Duas das principais virtudes da primeira obra de Bernardo Pires de Lima,
Blair, a Moral e o Poder, são também duas qualidades do próprio autor. Em
primeiro lugar, a recusa da periferia intelectual. Naquilo que escreve
regularmente, nomeadamente em blogs e, mais relevante, neste livro, Pires de
Lima aborda um tema do maior interesse para a compreensão das relações
internacionais dos últimos anos, e talvez mesmo dos anos que aí vêm, sem se
sentir limitado por este não ser um tema português nem sequer um tema falado em
português. O facto de um académico nacional se sentir impelido a escrever uma
análise, publicada em livro, da política externa de um líder britânico, sem que
haja nisso uma agenda portuguesa, é um facto que merece destaque. A outra
virtude desta obra que corresponde a uma qualidade do seu autor é a própria
escrita. O Bernardo Pires de Lima, autor de um estudo académico, como é esta
obra, escreve tão bem como o Bernardo Pires de Lima que lemos noutros lugares.

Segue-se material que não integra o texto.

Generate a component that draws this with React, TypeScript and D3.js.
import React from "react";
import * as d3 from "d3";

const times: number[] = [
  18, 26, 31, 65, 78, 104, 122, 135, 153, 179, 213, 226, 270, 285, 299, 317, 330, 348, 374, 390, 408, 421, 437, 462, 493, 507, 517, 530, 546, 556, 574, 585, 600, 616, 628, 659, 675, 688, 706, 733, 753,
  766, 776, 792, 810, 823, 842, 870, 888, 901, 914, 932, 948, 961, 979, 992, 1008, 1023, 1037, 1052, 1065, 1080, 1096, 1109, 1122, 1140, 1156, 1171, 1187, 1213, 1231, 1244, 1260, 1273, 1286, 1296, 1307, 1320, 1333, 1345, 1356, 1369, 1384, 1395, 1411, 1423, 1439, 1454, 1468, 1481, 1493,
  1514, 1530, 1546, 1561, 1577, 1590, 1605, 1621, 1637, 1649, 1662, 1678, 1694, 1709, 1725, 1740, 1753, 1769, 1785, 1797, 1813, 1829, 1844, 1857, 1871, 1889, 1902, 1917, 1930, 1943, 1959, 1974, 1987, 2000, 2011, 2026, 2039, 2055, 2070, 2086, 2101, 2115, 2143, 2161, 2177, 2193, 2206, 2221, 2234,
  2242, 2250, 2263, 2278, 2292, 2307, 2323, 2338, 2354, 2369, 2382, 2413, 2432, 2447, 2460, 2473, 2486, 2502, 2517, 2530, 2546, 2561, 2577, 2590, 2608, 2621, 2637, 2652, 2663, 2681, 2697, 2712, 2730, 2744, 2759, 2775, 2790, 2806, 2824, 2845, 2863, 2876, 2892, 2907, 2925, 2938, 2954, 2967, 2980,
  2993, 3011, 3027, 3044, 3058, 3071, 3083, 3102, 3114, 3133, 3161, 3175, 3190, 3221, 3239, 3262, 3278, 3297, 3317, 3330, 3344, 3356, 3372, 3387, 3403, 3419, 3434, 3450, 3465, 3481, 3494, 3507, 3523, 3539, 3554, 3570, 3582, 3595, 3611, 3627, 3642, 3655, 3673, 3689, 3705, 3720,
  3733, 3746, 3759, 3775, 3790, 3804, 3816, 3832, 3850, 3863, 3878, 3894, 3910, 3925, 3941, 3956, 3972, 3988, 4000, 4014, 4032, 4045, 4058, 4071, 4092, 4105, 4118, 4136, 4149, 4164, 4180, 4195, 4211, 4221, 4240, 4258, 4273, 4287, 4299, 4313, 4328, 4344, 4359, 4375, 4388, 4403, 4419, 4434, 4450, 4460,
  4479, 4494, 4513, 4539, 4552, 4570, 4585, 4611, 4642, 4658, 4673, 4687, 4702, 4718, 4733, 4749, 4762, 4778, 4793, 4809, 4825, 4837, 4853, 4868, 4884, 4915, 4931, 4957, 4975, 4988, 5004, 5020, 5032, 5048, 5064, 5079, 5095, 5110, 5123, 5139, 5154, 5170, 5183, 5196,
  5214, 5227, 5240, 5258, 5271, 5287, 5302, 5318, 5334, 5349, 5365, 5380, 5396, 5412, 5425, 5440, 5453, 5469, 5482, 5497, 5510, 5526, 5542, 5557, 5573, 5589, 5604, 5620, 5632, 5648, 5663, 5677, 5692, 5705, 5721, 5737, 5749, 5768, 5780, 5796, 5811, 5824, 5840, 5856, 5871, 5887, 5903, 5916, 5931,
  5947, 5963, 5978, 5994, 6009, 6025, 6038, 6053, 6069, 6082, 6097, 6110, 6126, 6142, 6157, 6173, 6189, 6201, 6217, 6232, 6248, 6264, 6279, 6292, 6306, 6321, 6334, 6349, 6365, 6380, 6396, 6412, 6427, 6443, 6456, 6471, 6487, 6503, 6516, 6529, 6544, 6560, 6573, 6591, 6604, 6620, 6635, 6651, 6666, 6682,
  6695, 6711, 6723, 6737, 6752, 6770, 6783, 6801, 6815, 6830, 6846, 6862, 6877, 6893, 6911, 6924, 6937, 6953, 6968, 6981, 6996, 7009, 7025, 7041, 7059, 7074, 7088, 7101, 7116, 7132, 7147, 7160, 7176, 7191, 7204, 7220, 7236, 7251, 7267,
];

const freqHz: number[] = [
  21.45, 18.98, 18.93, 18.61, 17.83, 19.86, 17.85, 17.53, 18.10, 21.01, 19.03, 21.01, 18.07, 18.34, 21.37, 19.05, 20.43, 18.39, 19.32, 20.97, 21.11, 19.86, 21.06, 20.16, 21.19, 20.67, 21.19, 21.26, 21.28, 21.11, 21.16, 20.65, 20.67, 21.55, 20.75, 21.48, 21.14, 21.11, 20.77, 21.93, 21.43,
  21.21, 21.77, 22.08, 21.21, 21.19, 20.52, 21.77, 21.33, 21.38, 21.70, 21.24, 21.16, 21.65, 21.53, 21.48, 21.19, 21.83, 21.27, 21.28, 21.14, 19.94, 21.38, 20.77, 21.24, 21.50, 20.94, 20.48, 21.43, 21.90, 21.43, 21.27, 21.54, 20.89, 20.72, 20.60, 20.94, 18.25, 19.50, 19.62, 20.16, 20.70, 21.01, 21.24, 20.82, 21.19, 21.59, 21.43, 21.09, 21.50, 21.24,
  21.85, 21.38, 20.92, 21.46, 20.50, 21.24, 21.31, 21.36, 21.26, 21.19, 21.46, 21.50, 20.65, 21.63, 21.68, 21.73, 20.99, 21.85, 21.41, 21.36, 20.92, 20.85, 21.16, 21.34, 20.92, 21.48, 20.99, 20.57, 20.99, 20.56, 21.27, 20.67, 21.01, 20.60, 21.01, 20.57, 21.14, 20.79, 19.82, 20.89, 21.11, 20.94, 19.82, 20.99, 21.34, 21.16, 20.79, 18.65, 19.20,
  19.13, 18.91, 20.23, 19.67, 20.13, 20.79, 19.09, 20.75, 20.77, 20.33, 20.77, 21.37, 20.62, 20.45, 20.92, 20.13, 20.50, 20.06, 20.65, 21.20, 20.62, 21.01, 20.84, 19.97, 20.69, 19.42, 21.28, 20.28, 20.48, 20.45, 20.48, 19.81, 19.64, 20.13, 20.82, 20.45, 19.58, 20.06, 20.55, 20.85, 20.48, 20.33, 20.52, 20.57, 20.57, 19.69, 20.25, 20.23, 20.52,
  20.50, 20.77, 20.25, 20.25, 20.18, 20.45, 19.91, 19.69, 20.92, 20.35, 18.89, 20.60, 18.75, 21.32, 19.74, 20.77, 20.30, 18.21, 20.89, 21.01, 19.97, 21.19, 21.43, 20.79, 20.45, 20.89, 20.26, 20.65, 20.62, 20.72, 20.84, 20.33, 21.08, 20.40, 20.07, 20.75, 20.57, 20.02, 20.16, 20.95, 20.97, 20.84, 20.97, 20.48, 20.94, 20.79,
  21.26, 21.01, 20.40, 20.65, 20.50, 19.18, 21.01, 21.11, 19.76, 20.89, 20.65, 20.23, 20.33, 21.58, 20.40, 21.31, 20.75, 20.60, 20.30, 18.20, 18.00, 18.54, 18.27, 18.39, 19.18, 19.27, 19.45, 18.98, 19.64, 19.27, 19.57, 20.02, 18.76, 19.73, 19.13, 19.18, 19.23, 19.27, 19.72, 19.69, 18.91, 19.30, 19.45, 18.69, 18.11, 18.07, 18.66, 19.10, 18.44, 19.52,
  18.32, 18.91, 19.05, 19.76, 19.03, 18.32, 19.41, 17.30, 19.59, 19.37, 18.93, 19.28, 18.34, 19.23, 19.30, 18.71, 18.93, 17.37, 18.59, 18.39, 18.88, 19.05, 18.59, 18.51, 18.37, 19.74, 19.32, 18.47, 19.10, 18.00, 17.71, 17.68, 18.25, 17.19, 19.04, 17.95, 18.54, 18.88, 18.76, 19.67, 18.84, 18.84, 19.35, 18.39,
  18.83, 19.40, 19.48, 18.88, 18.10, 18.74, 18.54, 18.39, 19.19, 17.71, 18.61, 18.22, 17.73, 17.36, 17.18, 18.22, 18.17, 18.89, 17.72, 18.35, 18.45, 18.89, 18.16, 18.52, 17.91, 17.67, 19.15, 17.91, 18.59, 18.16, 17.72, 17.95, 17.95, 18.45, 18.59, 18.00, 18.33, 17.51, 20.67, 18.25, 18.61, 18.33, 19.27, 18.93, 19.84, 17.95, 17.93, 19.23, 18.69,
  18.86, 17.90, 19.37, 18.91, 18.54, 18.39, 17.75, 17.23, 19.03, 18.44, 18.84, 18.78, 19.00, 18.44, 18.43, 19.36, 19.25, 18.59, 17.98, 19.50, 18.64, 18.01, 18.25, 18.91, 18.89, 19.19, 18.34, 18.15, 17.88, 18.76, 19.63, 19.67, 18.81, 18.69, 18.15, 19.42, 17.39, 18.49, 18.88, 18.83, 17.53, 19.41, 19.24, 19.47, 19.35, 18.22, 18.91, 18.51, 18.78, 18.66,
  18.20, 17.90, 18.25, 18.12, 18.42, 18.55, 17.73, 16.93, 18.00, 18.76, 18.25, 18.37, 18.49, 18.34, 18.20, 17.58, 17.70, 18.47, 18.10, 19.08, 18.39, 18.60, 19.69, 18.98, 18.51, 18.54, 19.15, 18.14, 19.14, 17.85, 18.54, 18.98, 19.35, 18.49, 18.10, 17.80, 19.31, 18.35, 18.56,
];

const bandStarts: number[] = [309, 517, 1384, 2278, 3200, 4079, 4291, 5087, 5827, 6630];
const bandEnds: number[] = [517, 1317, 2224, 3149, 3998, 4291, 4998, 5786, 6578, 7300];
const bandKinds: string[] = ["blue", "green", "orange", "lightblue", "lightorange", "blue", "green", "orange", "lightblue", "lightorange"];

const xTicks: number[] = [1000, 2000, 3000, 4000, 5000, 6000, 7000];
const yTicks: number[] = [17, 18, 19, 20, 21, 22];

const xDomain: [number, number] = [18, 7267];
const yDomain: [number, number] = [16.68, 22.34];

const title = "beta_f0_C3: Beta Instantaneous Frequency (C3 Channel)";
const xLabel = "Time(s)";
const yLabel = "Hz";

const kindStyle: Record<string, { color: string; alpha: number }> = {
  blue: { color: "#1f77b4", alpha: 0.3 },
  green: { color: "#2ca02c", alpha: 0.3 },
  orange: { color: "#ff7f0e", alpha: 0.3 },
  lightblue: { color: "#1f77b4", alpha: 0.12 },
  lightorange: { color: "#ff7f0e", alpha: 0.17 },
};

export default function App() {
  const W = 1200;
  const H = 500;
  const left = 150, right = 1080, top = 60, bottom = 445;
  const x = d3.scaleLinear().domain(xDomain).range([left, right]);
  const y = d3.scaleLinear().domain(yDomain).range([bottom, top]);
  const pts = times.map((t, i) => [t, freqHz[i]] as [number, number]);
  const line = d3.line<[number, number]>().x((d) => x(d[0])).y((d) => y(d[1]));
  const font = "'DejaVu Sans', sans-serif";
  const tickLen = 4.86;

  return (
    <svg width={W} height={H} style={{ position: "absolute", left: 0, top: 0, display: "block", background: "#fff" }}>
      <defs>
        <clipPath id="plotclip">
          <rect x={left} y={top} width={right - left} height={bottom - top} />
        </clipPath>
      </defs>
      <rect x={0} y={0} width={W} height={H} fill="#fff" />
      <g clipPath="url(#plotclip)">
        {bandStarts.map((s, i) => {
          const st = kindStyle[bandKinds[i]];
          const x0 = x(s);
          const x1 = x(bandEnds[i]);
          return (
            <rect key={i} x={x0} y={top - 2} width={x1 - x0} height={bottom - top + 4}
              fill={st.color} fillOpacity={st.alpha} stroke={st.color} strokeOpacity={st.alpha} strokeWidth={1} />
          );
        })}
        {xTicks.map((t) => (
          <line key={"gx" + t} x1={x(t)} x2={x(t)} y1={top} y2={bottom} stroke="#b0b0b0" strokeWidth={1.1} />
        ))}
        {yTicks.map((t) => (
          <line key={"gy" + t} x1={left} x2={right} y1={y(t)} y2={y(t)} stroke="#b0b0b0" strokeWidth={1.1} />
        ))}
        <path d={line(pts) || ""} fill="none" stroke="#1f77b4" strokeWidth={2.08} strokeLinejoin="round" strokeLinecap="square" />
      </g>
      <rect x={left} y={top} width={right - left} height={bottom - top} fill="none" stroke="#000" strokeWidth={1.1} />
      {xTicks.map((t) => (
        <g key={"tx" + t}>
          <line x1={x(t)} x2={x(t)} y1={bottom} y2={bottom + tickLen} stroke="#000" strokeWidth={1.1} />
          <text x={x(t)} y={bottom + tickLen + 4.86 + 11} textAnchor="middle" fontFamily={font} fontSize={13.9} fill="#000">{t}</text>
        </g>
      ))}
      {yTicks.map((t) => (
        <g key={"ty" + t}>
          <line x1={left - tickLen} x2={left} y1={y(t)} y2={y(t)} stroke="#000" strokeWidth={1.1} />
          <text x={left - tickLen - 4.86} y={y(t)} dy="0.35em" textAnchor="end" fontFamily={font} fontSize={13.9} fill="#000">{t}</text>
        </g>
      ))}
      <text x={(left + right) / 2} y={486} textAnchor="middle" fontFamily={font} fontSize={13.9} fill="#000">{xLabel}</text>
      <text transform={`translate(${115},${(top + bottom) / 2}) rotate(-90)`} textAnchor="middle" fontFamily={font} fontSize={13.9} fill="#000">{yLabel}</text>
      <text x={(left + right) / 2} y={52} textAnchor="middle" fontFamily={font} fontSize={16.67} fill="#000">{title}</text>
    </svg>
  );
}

Se essa virtude o tornar mais lido, tanto melhor. Entretanto, ser mais legível
do que muitas vezes acontece com alguns escritos académicos é já de si
virtuoso.
Quanto ao conteúdo, aquilo que sobressai é que há aqui uma interpretação do
tempo de Blair feita com suficiente distanciamento para permitir uma análise
teórica e uma leitura contextualizada dos acontecimentos sem, no entanto, ser
demasiado fria, permitindo assim que a memória das discussões dos últimos anos
regresse, mas agora de forma mais teórica e menos ideológica ou simplesmente
alinhada com esta ou aquela posição.
Todos os tempos são interessantes, mas aquele que Blair passou no número 10 de
Downing Street tem, de facto, um interesse específico que fica muito bem
destacado nesta obra. Para além da revolução ideológica que introduziu nas
políticas nacionais do Labour Party, Tony Blair realizou, também, uma
verdadeira revolução na política externa do Partido Trabalhista. Isso, mais do
que o nascimento de uma nova doutrina externa britânica, como tentaremos fazer
notar, é o que marca este período e que resulta evidente na leitura deste
livro.
Não é certo que o mundo se reja hoje por normas diferentes, nem é líquido que a
moral e a ética que Blair queria que fossem marcas da sua política externa ' e
que Pires de Lima sublinha logo no título ' se tenham estabelecido ou sido,
sequer, os padrões de toda a sua acção, mas é evidente que o Partido
Trabalhista dificilmente voltará a ser o que era antes de Blair. Isso tanto é
verdade nas políticas internas, tema abundantemente tratado noutros lugares,
como na política externa, aqui retratada.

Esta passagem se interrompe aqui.